The €491m central section between Épinay-sur-Seine and Le Bourget will open in 2017 and tram-trains will operate at up to 100km/h, offering a journey time of 15 minutes.

€48.8m has been allocated for studies and land acquisition on Phase 2, with 70% of the funding coming from the Ile-de-France regional government and the remainder from the French state. Phase 2 is due to be commissioned in 2023.

The 28km line will have 14 stations and initial morning peak ridership is forecast to be around 9600, rising to 29,800 when both phases are operational.

Last June Stif authorised the acquisition of 15 Alstom Citadis Dualis tram-trains for the initial phase of the project. The €88m order is being entirely funded by Stif.

The 29km Tram Express West will link Saint Cyr with Saint-Germain-en-Laye and Achères Ville with 18 stations. Construction will begin this year and Phase 1 from Saint Cyr RER to Saint-Germain-en-Laye RER will be completed in 2018, with the northern section of the line to Poissy and Achères Ville RER due to open the following year.

The total cost of infrastructure for the project is estimated at €220m, €103m of which is for Phase 1, with funding coming from the French state, the regional government, and the department of Yvelines. In addition, Stif will provide €43m for rolling stock for Phase 1 and €45m for Phase 2.

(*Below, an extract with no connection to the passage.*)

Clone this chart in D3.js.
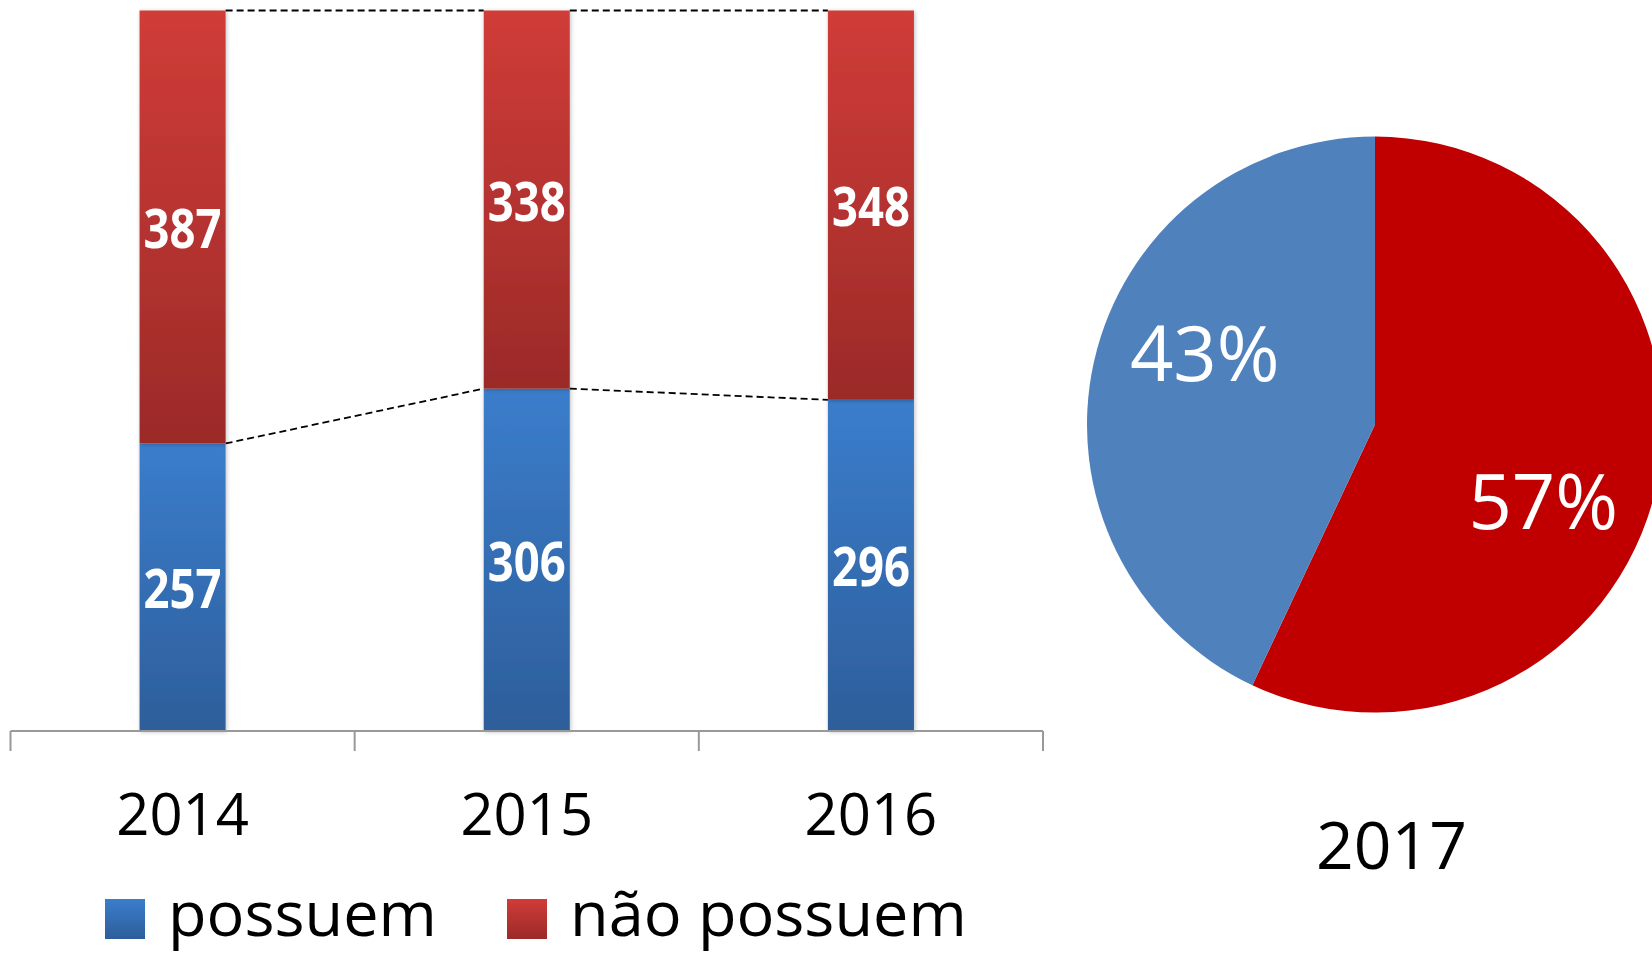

The first 20km phase of Tram Express South will connect Massy Palaiseau on RER lines B and C with Épinay-sur-Orge on RER Line C and Évry-Courcouronnes on Line D, serving 16 stations in the department of Essonne. The €436m project is due to be completed in late 2018 and Stif will contribute a further €90m to fund the acquisition of tram-trains. Phase 2 will extend the line 14.6km west from Massy-Palaiseau to Versailles Chantiers after 2020 at a cost of €87.5m, including €43m for additional tram-trains. According to Stif, initial ridership is forecast to be 40,000 passengers per day on Phase 1 and 30,000 per day on Phase 2.

With this ambitious programme, Paris will be the focus for light rail development in France over the next decade. The city and the broader region look set to continue to benefit from the economies of scale brought by a rolling programme of construction with broad political support at all levels of government, which is delivering sustainable mass transit in and around the capital.